**WHAT IS NEEDED:** Starting at the top of the listing, extract every line up to and including the one with "import plotly.graph_objects as go". Pictures stay out of the copy.

**PROVIDED MATERIAL:**

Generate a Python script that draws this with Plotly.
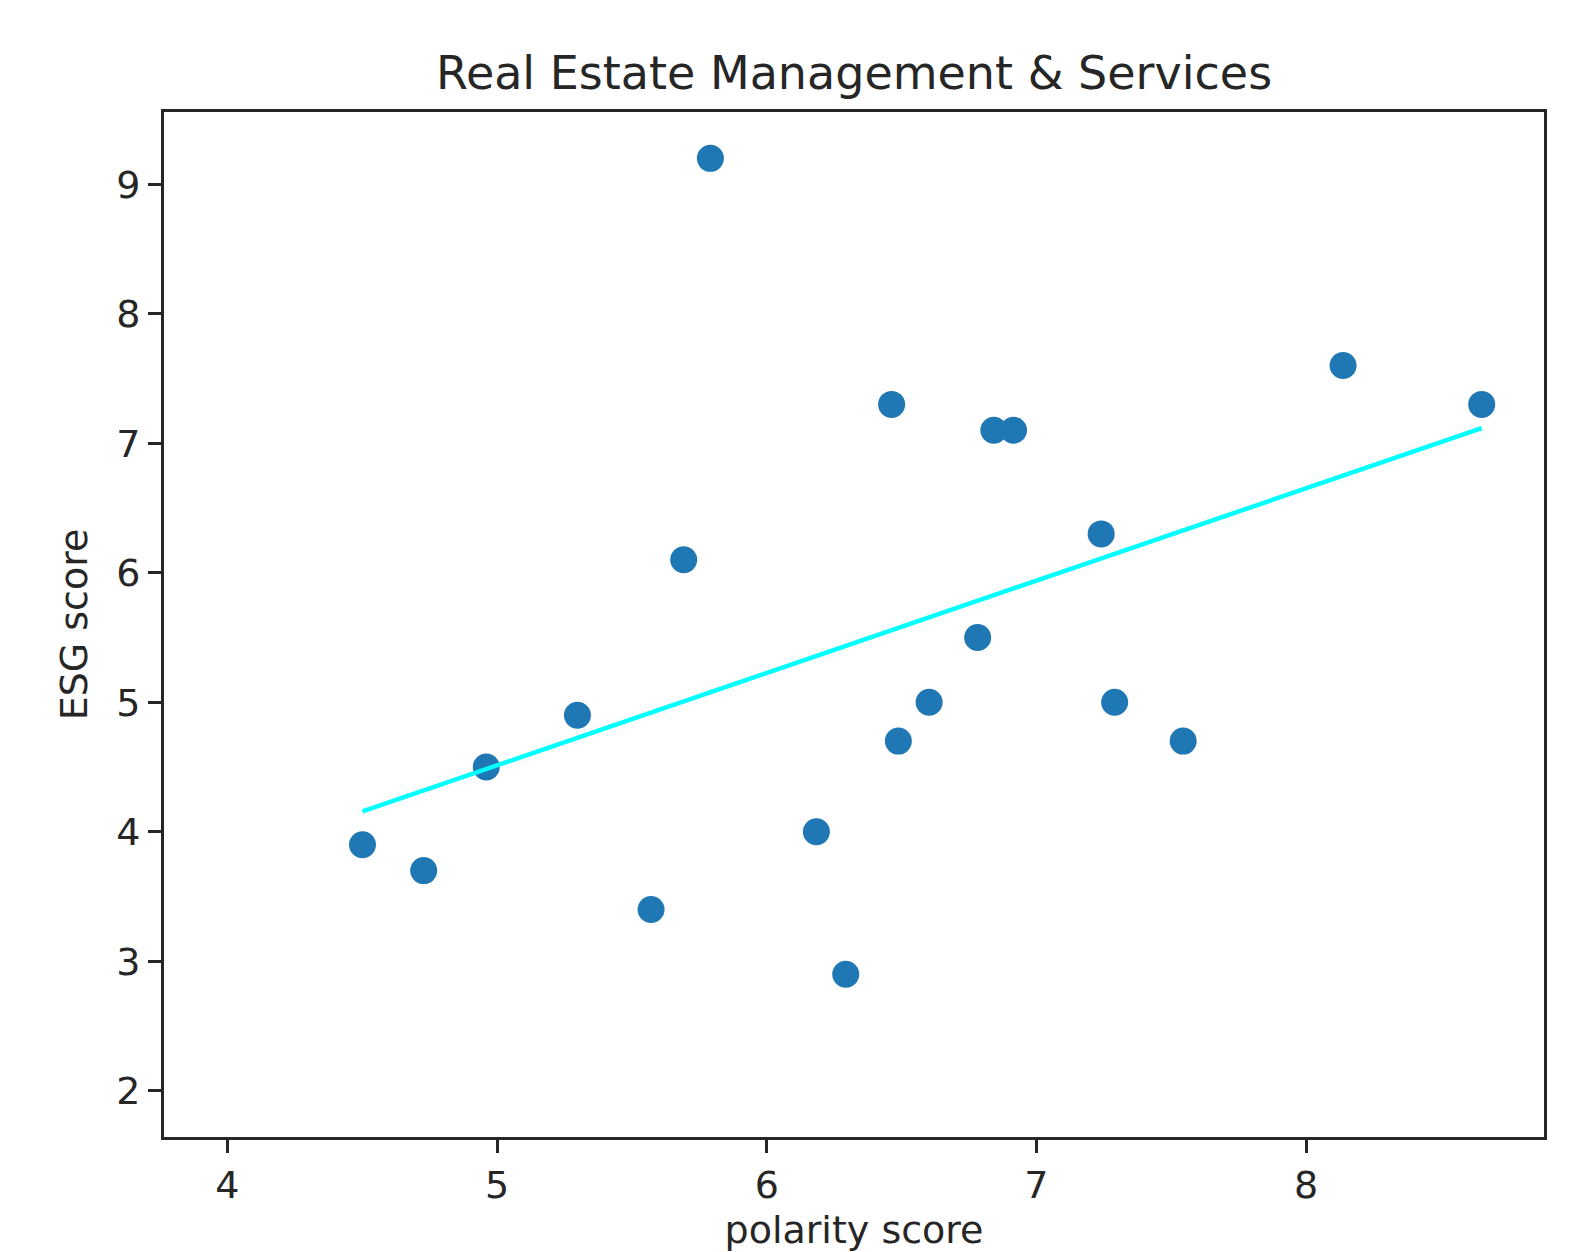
import numpy as np
import plotly.graph_objects as go

polarity = [4.501, 4.728, 4.960, 5.298, 5.571, 5.692, 5.791, 6.184, 6.293, 6.463,
            6.488, 6.602, 6.782, 6.842, 6.915, 7.240, 7.290, 7.544, 8.137, 8.651]
esg = [3.9, 3.7, 4.5, 4.9, 3.4, 6.1, 9.2, 4.0, 2.9, 7.3,
       4.7, 5.0, 5.5, 7.1, 7.1, 6.3, 5.0, 4.7, 7.6, 7.3]
x_ticks = [4, 5, 6, 7, 8]
y_ticks = [2, 3, 4, 5, 6, 7, 8, 9]

x = np.array(polarity)
y = np.array(esg)
slope, intercept = np.polyfit(x, y, 1)
xs = np.sort(x)
fit = slope * xs + intercept

INK = "#262626"
FONT = "DejaVu Sans"

fig = go.Figure()
fig.add_trace(go.Scatter(x=x, y=y, mode="markers",
                         marker=dict(color="#1f77b4", size=27, line=dict(width=0)),
                         showlegend=False))
fig.add_trace(go.Scatter(x=xs, y=fit, mode="lines",
                         line=dict(color="#00ffff", width=4.5),
                         showlegend=False))

axis_common = dict(showgrid=False, zeroline=False, showline=True, linecolor=INK,
                   linewidth=2.7, mirror=True, ticks="outside", ticklen=13,
                   tickwidth=2.7, tickcolor=INK, automargin=False,
                   tickfont=dict(family=FONT, size=38, color=INK))

fig.update_layout(
    width=1591, height=1252,
    margin=dict(l=164, r=47, t=112, b=115),
    paper_bgcolor="white", plot_bgcolor="white",
    title=dict(text="Real Estate Management & Services", x=0.5368, xanchor="center",
               y=1 - 89 / 1252, yanchor="bottom", yref="container",
               font=dict(family=FONT, size=46, color=INK)),
    xaxis=dict(range=[3.765, 8.882], tickvals=x_ticks,
               title=dict(text="polarity score", standoff=14,
                          font=dict(family=FONT, size=38, color=INK)),
               **axis_common),
    yaxis=dict(range=[1.643, 9.558], tickvals=y_ticks,
               title=dict(text="ESG score", standoff=18,
                          font=dict(family=FONT, size=38, color=INK)),
               **axis_common),
)

fig.write_html("out.html")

**EXERCISE RESULT:**
Generate a Python script that draws this with Plotly.
import numpy as np
import plotly.graph_objects as go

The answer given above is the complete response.